- [Task requirements]
Retype word for word the first line of the listing and each line after it up to the line with "(D) at (641,372)", with the pictures taken out.

(begin)

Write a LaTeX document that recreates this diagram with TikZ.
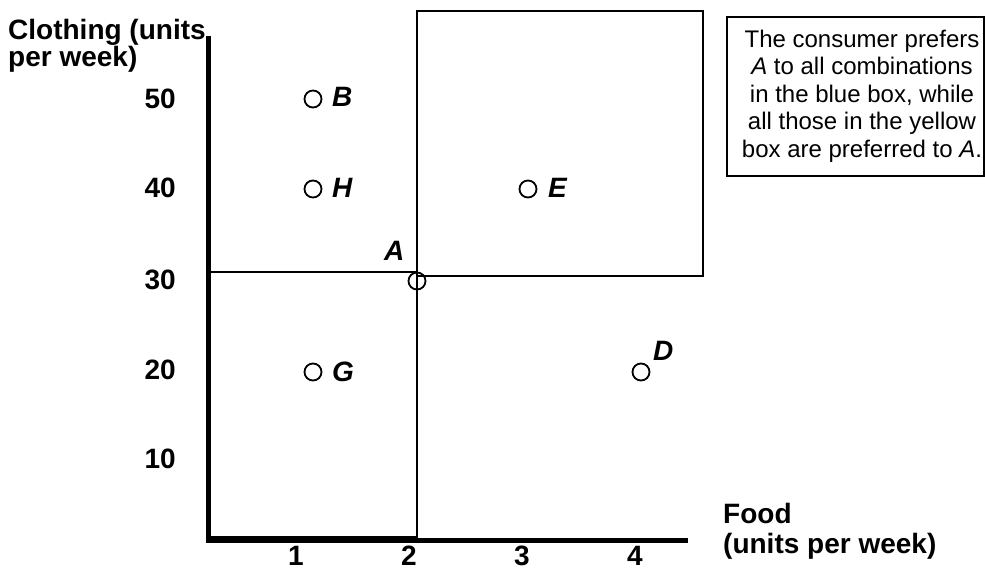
\documentclass[tikz,border=0pt]{standalone}
\usepackage{fontspec}
\setmainfont{Liberation Sans}
\begin{document}
\begin{tikzpicture}[x=1pt,y=-1pt,
  dot/.style={circle,draw,line width=1.8pt,minimum size=17pt,inner sep=0pt},
  ptlabel/.style={anchor=base west,inner sep=0pt,font=\fontsize{28}{30}\selectfont\bfseries\itshape},
  axlabel/.style={inner sep=0pt,font=\fontsize{28}{30}\selectfont\bfseries},
  boxline/.style={line width=2pt},
  axisline/.style={line width=5pt}]
\useasboundingbox[fill=white] (0,0) rectangle (985,569);

% corner coordinates
\coordinate (O) at (208.5,540.5);
\coordinate (Ytop) at (208.5,36);
\coordinate (Xend) at (688,540.5);

% blue box (lower-left of A)
\draw[boxline] (208.5,272) -- (417,272) -- (417,536.5) -- (208.5,536.5);
% yellow box (upper-right of A)
\draw[boxline] (417,276) rectangle (703,11);

% axes
\draw[axisline] (Ytop) -- (208.5,543);
\draw[line width=4.5pt] (206,540.5) -- (Xend);

% points
\node[dot] (B) at (313,99) {};
\node[dot] (H) at (313,189) {};
\node[dot] (G) at (313,372) {};
\node[dot] (A) at (417,281) {};
\node[dot] (E) at (528,189) {};
\node[dot] (D) at (641,372) {};

\node[ptlabel] (Bl) at (332,107) {B};
\node[ptlabel] (Hl) at (332,198) {H};
\node[ptlabel] (Gl) at (332,381) {G};
\node[ptlabel] (Al) at (384,261) {A};
\node[ptlabel] (El) at (548,198) {E};
\node[ptlabel] (Dl) at (653,360) {D};

% y tick labels
\node[axlabel,anchor=east] (y50) at (176,99) {50};
\node[axlabel,anchor=east] (y40) at (176,188) {40};
\node[axlabel,anchor=east] (y30) at (176,280) {30};
\node[axlabel,anchor=east] (y20) at (176,370) {20};
\node[axlabel,anchor=east] (y10) at (176,459) {10};

% x tick labels
\node[axlabel,anchor=north] (x1) at (296,546) {1};
\node[axlabel,anchor=north] (x2) at (409,546) {2};
\node[axlabel,anchor=north] (x3) at (522,546) {3};
\node[axlabel,anchor=north] (x4) at (635,546) {4};

% axis titles
\node[axlabel,anchor=base west] (ytitle1) at (8,40) {Clothing (units};
\node[axlabel,anchor=base west] (ytitle2) at (8,67) {per week)};
\node[axlabel,anchor=base west] (xtitle1) at (723,523) {Food};
\node[axlabel,anchor=base west] (xtitle2) at (723,553) {(units per week)};

% note box
\draw[boxline] (727,17) rectangle (984,176);
\node[anchor=north,inner sep=0pt,align=center,font=\fontsize{24}{27.5}\selectfont] (note) at (862,29.5)
  {The consumer prefers\\ \textit{A} to all combinations\\ in the blue box, while\\ all those in the yellow\\ box are preferred to \textit{A}.};
\end{tikzpicture}
\end{document}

(end)

- [Answer]
Write a LaTeX document that recreates this diagram with TikZ.
\documentclass[tikz,border=0pt]{standalone}
\usepackage{fontspec}
\setmainfont{Liberation Sans}
\begin{document}
\begin{tikzpicture}[x=1pt,y=-1pt,
  dot/.style={circle,draw,line width=1.8pt,minimum size=17pt,inner sep=0pt},
  ptlabel/.style={anchor=base west,inner sep=0pt,font=\fontsize{28}{30}\selectfont\bfseries\itshape},
  axlabel/.style={inner sep=0pt,font=\fontsize{28}{30}\selectfont\bfseries},
  boxline/.style={line width=2pt},
  axisline/.style={line width=5pt}]
\useasboundingbox[fill=white] (0,0) rectangle (985,569);

% corner coordinates
\coordinate (O) at (208.5,540.5);
\coordinate (Ytop) at (208.5,36);
\coordinate (Xend) at (688,540.5);

% blue box (lower-left of A)
\draw[boxline] (208.5,272) -- (417,272) -- (417,536.5) -- (208.5,536.5);
% yellow box (upper-right of A)
\draw[boxline] (417,276) rectangle (703,11);

% axes
\draw[axisline] (Ytop) -- (208.5,543);
\draw[line width=4.5pt] (206,540.5) -- (Xend);

% points
\node[dot] (B) at (313,99) {};
\node[dot] (H) at (313,189) {};
\node[dot] (G) at (313,372) {};
\node[dot] (A) at (417,281) {};
\node[dot] (E) at (528,189) {};
\node[dot] (D) at (641,372) {};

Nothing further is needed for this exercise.